Section 7. Duties. The duties of the officers are as follows:
a. President: The President shall preside at all meetings of the Board of Directors; shall see that orders and resolutions of the Board are carried out; shall sign all leases, mortgages, deeds and other written instruments and shall co-sign all checks and promissory notes.
b. Vice-President: The Vice-President shall act in the place and stead of the President in the event of his absence, inability or refusal to act and shall exercise and discharge such other duties as may be required of him or her by the Board.
c. Secretary: The Secretary shall record the votes and keep the minutes of all meetings and proceedings of the Board and of the Members, keep the corporate seal of the Association and affix it on all papers requiring said seal, serve notice of meetings of the Board and of the Members, keep appropriate current records showing the Members of the Association together with their addresses and shall perform such other duties as required by the Board.
d. Treasurer: The Treasurer shall receive and deposit in appropriate bank accounts all monies of the Association and shall disburse such funds as directed by resolution of the Board of Directors, shall sign all checks and promissory notes of the Association, keep proper books of account, cause an annual audit of the Association books to be made by a public accountant at the completion of each fiscal year, and shall prepare an annual budget and statement of income and expenditures to be presented to the membership at its regular annual meeting and deliver a copy of each to the Members.
ARTICLE IX: INDEMNIFICATION OF OFFICERS AND DIRECTORS
Each officer and Director of the Association, in consideration of his services as such, shall be indemnified by the Association to the extent permitted by law against expenses and liabilities reasonably incurred by him in connection with the defense of any action, suit or proceeding, civil or criminal, to which he may be a party by reason of being or having been a Director or officer of the Association. The foregoing right of indemnification shall not be exclusive of any other rights to which the Director or officer or person may be entitled by law or agreement or vote of the Members or otherwise.
ARTICLE X: LIABILITY INSURANCE
The Association shall maintain liability insurance in such amounts to provide maximum coverage for its agents in accordance with Maryland law. The policy shall cover liability incurred by the Association and/or its agents, as a result of the acts or omission of its agents in providing services or performing duties on behalf of the Association.
ARTICLE XI: COMMITTEES
The Board of Directors shall appoint one or more Architectural Control Committees as provided in the Declaration and a Nominating Committee as provided in these By-Laws. In addition, the Board of Directors shall appoint such other committees as are deemed appropriate in carrying out the purposes of the Association.

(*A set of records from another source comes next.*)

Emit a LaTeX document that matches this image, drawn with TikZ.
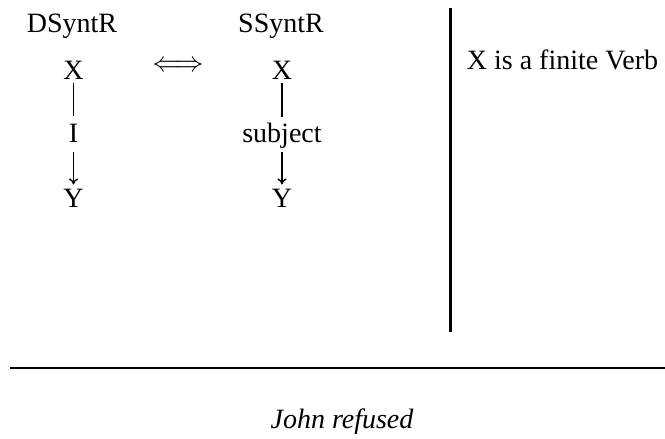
\RequirePackage{fix-cm}
\documentclass[tikz,border=0pt]{standalone}
\usepackage{fontspec}
\setmainfont{Liberation Serif}
\usetikzlibrary{arrows.meta}
\begin{document}
\begin{tikzpicture}[x=1pt,y=-1pt,
  every node/.style={font=\fontsize{28}{33}\selectfont},
  lbl/.style={anchor=base,inner sep=0pt},
  tn/.style={anchor=base,inner sep=4pt},
  edge/.style={line width=1.4pt},
  arr/.style={line width=1.4pt,-{To[length=6pt,width=9pt]}},
  rule/.style={line width=2.6pt}]
\useasboundingbox (0,0) rectangle (665,439);
% headers
\node[lbl] (dh) at (72,32) {DSyntR};
\node[lbl] (sh) at (281,32) {SSyntR};
\node[inner sep=0pt] (eq) at (178,66) {$\Longleftrightarrow$};
% left tree
\node[tn] (xl) at (73.5,79) {X};
\node[tn] (il) at (73.5,142) {I};
\node[tn] (yl) at (73.5,207) {Y};
\draw[edge,shorten >=3pt] (xl.south) -- (il.north);
\draw[arr,shorten <=6pt] (il.south) -- (yl.north);
% right tree
\node[tn] (xr) at (282,79) {X};
\node[tn] (sr) at (282,142) {subject};
\node[tn] (yr) at (282,207) {Y};
\draw[edge,shorten >=1pt] (xr.south) -- (sr.north);
\draw[arr] (sr.south) -- (yr.north);
% separators
\coordinate (vt) at (450,7.5);
\coordinate (vb) at (450,332);
\draw[line width=3pt] (vt) -- (vb);
\node[lbl,anchor=base west] (cond) at (466.7,69.3) {X is a finite Verb};
\coordinate (hl) at (10,368);
\coordinate (hr) at (665,368);
\draw[rule] (hl) -- (hr);
\node[lbl] (ex) at (342,428) {\itshape John refused};
\end{tikzpicture}
\end{document}
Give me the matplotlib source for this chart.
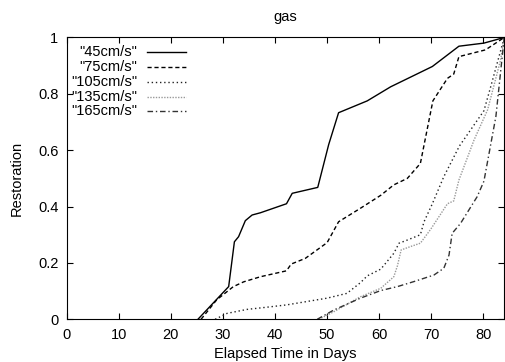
import matplotlib
matplotlib.use("Agg")
import matplotlib.pyplot as plt

plt.rcParams['font.family'] = ['Liberation Sans', 'DejaVu Sans']

# restoration curves (days, restoration)
days_45 = [25.2, 31.1, 32.2, 33.0, 34.3, 35.6, 37.2, 42.2, 43.3, 48.2, 50.3, 52.2, 57.7, 62.2, 70.2, 75.3, 80.1, 84.0]
rest_45 = [0.0, 0.116, 0.275, 0.293, 0.35, 0.37, 0.378, 0.41, 0.447, 0.468, 0.62, 0.733, 0.775, 0.825, 0.897, 0.969, 0.98, 1.0]

days_75 = [25.8, 28.8, 32.0, 34.0, 37.2, 42.2, 43.1, 45.8, 50.0, 52.2, 56.4, 60.3, 62.8, 65.4, 67.9, 70.3, 73.1, 74.3, 75.3, 80.4, 84.0]
rest_75 = [0.0, 0.069, 0.116, 0.133, 0.151, 0.172, 0.196, 0.216, 0.272, 0.346, 0.394, 0.44, 0.477, 0.5, 0.553, 0.775, 0.855, 0.87, 0.932, 0.956, 1.0]

days_105 = [28.5, 30.8, 34.6, 38.5, 42.2, 50.0, 53.8, 56.4, 57.7, 60.3, 62.8, 63.8, 65.1, 67.9, 68.6, 70.2, 72.4, 75.4, 80.1, 81.4, 84.0]
rest_105 = [0.0, 0.021, 0.035, 0.043, 0.051, 0.075, 0.092, 0.13, 0.154, 0.178, 0.234, 0.27, 0.279, 0.30, 0.346, 0.41, 0.506, 0.615, 0.74, 0.825, 1.0]

days_135 = [48.4, 51.3, 56.4, 60.3, 62.8, 63.5, 64.2, 66.0, 67.9, 69.9, 73.1, 74.3, 75.3, 78.2, 80.8, 83.3, 84.0]
rest_135 = [0.0, 0.027, 0.08, 0.11, 0.151, 0.19, 0.246, 0.258, 0.27, 0.32, 0.41, 0.42, 0.494, 0.636, 0.743, 0.92, 1.0]

days_165 = [48.1, 51.3, 56.4, 60.3, 63.5, 66.7, 70.5, 72.4, 73.4, 74.0, 75.6, 78.8, 80.1, 82.4, 84.0]
rest_165 = [0.0, 0.033, 0.075, 0.102, 0.116, 0.134, 0.157, 0.181, 0.228, 0.305, 0.34, 0.435, 0.49, 0.72, 1.0]

labels = ['"45cm/s"', '"75cm/s"', '"105cm/s"', '"135cm/s"', '"165cm/s"']
xticks = [0, 10, 20, 30, 40, 50, 60, 70, 80]
yticks = [0, 0.2, 0.4, 0.6, 0.8, 1]

series = [(days_45, rest_45), (days_75, rest_75), (days_105, rest_105),
          (days_135, rest_135), (days_165, rest_165)]
styles = [dict(color='black', ls='-'),
          dict(color='black', ls=(0, (3, 2))),
          dict(color='#222222', ls=(0, (1, 2))),
          dict(color='#999999', ls=(0, (1, 1))),
          dict(color='#333333', ls=(0, (4, 2, 1, 2)))]

fig = plt.figure(figsize=(5.05, 3.62), dpi=100)
ax = fig.add_axes([0.132, 0.118, 0.8665, 0.7785])

for (d, r), st in zip(series, styles):
    ax.plot(d, r, lw=1.0, **st)

# gnuplot-style key: right aligned text, sample line to the right
for i, (lab, st) in enumerate(zip(labels, styles)):
    yk = 0.948 - i * 0.0525
    ax.text(0.161, yk, lab, transform=ax.transAxes, ha='right', va='center',
            fontsize=10.5)
    ax.plot([0.184, 0.273], [yk, yk], transform=ax.transAxes, lw=1.0, **st)

ax.set_xlim(0, 84)
ax.set_ylim(0, 1)
ax.set_xticks(xticks)
ax.set_yticks(yticks)
ax.set_yticklabels(['0', '0.2', '0.4', '0.6', '0.8', '1'])
ax.tick_params(direction='in', length=4, width=0.8, top=True, right=True,
               labelsize=10.5, pad=6)
ax.set_title('gas', fontsize=10.5, pad=12)
ax.set_xlabel('Elapsed Time in Days', fontsize=10.5, labelpad=4)
ax.set_ylabel('Restoration', fontsize=10.5, labelpad=10)

fig.savefig('out.png', dpi=100)
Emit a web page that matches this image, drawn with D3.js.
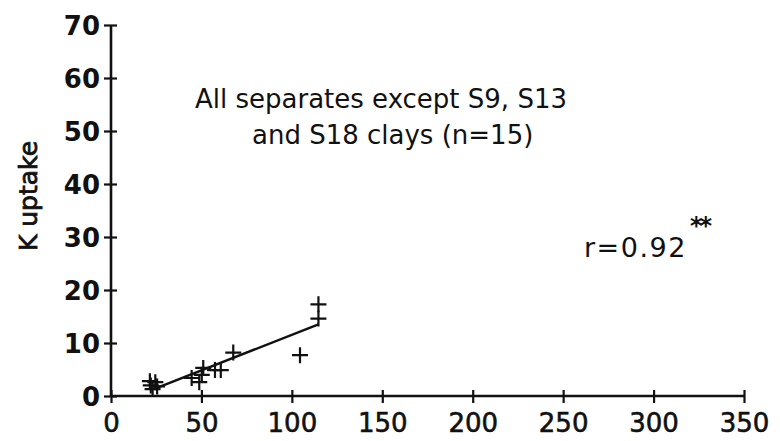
<!DOCTYPE html>
<html>
<head>
<meta charset="utf-8">
<script src="https://cdn.jsdelivr.net/npm/d3@7"></script>
<style>
  html, body { margin: 0; padding: 0; background: #fff; }
  svg { display: block; }
  text { font-family: "DejaVu Sans", sans-serif; fill: #111; }
</style>
</head>
<body>
<svg id="chart" width="780" height="441"></svg>
<script>
// Separate samples: x = release value, y = K uptake
const xValues = [21.5, 23.0, 24.5, 25.5, 22.0, 44.6, 48.8, 50.2, 51.0, 57.5, 60.7, 67.6, 104.5, 114.7, 114.7];
const yValues = [ 2.8,  1.3,  2.6,  1.8,  2.0,  3.4,  2.6,  4.0,  5.3,  4.9,  4.9,  8.2,   7.7,  17.3,  14.6];

// Fitted line y = a + b·x across the data range
const fitIntercept = -1.89;
const fitSlope = 0.1344;
const fitRange = [24, 114.7];

const xTicks = [0, 50, 100, 150, 200, 250, 300, 350];
const yTicks = [0, 10, 20, 30, 40, 50, 60, 70];

const titleLines = ["All separates except S9, S13", "and S18 clays (n=15)"];
const yLabel = "K uptake";
const rLabel = "r=0.92";
const sigLabel = "**";

const svg = d3.select("#chart");
const ink = "#111";

const x = d3.scaleLinear().domain([0, 350]).range([111, 744]);
const y = d3.scaleLinear().domain([0, 70]).range([396, 25]);

// X axis
const gx = svg.append("g")
  .attr("transform", `translate(0,${y(0)})`)
  .call(d3.axisBottom(x).tickValues(xTicks).tickSize(7).tickSizeOuter(0).tickPadding(10));
gx.select(".domain").attr("stroke", ink).attr("stroke-width", 2.6)
  .attr("d", `M${x(0)},0H${x(350)}`);
gx.selectAll(".tick line").attr("stroke", ink).attr("stroke-width", 2.2).attr("y1", -6);
gx.selectAll(".tick text")
  .attr("font-size", 26)
  .attr("font-family", "DejaVu Sans, sans-serif").attr("fill", ink)
  .attr("stroke", ink).attr("stroke-width", 0.6)
  .attr("dy", "0.72em");

// Y axis
const gy = svg.append("g")
  .attr("transform", `translate(${x(0)},0)`)
  .call(d3.axisLeft(y).tickValues(yTicks).tickSize(7).tickSizeOuter(0).tickPadding(4));
gy.select(".domain").attr("stroke", ink).attr("stroke-width", 2.6)
  .attr("d", `M0,${y(0)}V${y(70)}`);
gy.selectAll(".tick line").attr("stroke", ink).attr("stroke-width", 2.2).attr("x1", 6);
gy.selectAll(".tick text")
  .attr("font-size", 26).attr("font-weight", "bold")
  .attr("font-family", "DejaVu Sans, sans-serif").attr("fill", ink)
  .attr("dy", "0.36em");

// Axis title
svg.append("text")
  .attr("transform", `translate(37,${196}) rotate(-90)`)
  .attr("text-anchor", "middle")
  .attr("font-size", 25)
  .attr("stroke", ink).attr("stroke-width", 0.8)
  .text(yLabel);

// Fitted line
const fit = fitRange.map(v => [v, fitIntercept + fitSlope * v]);
svg.append("path")
  .datum(fit)
  .attr("fill", "none")
  .attr("stroke", ink)
  .attr("stroke-width", 2.4)
  .attr("d", d3.line().x(d => x(d[0])).y(d => y(d[1])));

// Plus markers
const arm = 8;
const pts = svg.append("g").attr("stroke", ink).attr("stroke-width", 2.2);
xValues.forEach((xv, i) => {
  const cx = x(xv), cy = y(yValues[i]);
  pts.append("path").attr("d", `M${cx - arm},${cy}H${cx + arm}M${cx},${cy - arm}V${cy + arm}`);
});

// Annotation
svg.append("text")
  .attr("x", 195).attr("y", 108)
  .attr("font-size", 26)
  .text(titleLines[0]);
svg.append("text")
  .attr("x", 252).attr("y", 144)
  .attr("font-size", 26)
  .text(titleLines[1]);

svg.append("text")
  .attr("x", 584).attr("y", 257)
  .attr("font-size", 27)
  .attr("letter-spacing", 1.5)
  .text(rLabel);
svg.append("text")
  .attr("x", 690).attr("y", 234)
  .attr("font-size", 24)
  .attr("font-weight", "bold")
  .attr("letter-spacing", -3)
  .text(sigLabel);
</script>
</body>
</html>
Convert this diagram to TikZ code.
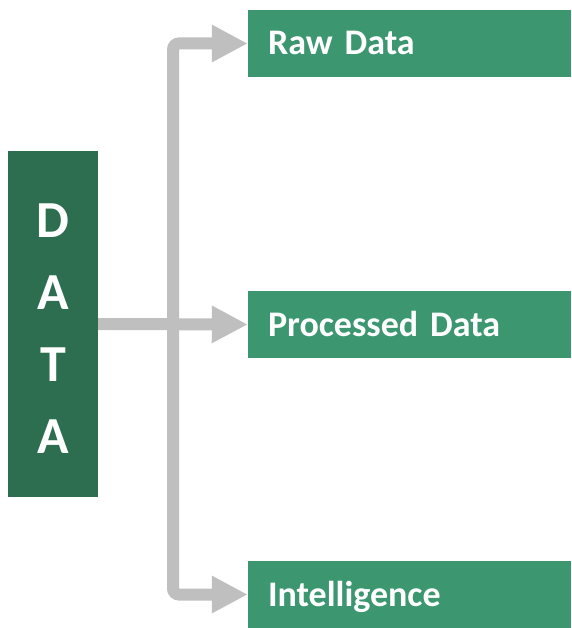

ARTICLE XII: BOOKS AND RECORDS
The books, records and papers of the Association shall, at all times during reasonable business hours, be subject to inspection by any Member. The Declaration, the Articles of Incorporation and the By-Laws of the Association shall be available for inspection by any Member at the principal office of the Association where copies may be purchased at a reasonable cost.
ARTICLE XIII: ASSESSMENTS
As more fully provided in the Declaration, each Member is obligated to pay to the Association annual assessments which are secured by a continuing lien upon the property against which the assessment is made. Any assessments which are not paid when due shall be delinquent. If the assessment is not paid within thirty (30) days after the due date, the assessment shall bear interest from the date of delinquency at the rate of twelve percent (12%) per annum, or at such other rate, not exceeding that charged by Harford County for delinquent real estate tax payments. In addition, if the assessment is delinquent at least fifteen (15) days, a late fee of Fifteen Dollars ($15.00) or one-tenth of the total amount of the delinquent assessment, whichever is greater, shall be assessed, and the Association may bring an action at law against the Owner personally obligated to pay the same and/or foreclose the lien against the property, and interest, costs and reasonable attorney’s fees of any such action shall be added to the amount of such assessment. No Owner may waive or otherwise escape liability for the assessments provided for herein by non-use of or abandonment of his Lot.
ARTICLE XIV: CORPORATE SEAL
The Association shall have a seal in circular form having within its circumference the name of the Association and the year of its incorporation.
ARTICLE XV: AMENDMENTS
Section 1. These By-Laws may be amended, at a regular or special meeting of the Members, by vote of a majority of a quorum of Members present in person or by proxy. Notwithstanding the foregoing, no amendment to these By-Laws may be made which affects the Builder’s (as defined in the Declarations) rights or obligations while the Builder has any of the Properties (as also defined in the Declarations) under contract or owns any portion of the Properties without the Builder’s prior written consent.
Section 2. In the case of any conflict between the Articles of Incorporation and these By-Laws, the Articles shall control; and in the case of any conflict between the Declarations and these By-Laws, the Declarations shall control.
ARTICLE XVI: FISCAL YEAR
The fiscal year of the Association shall begin on the first (1st) day of January and end of the thirty-first (31st) day of December of every year, except that the first fiscal year shall begin on the date of incorporation.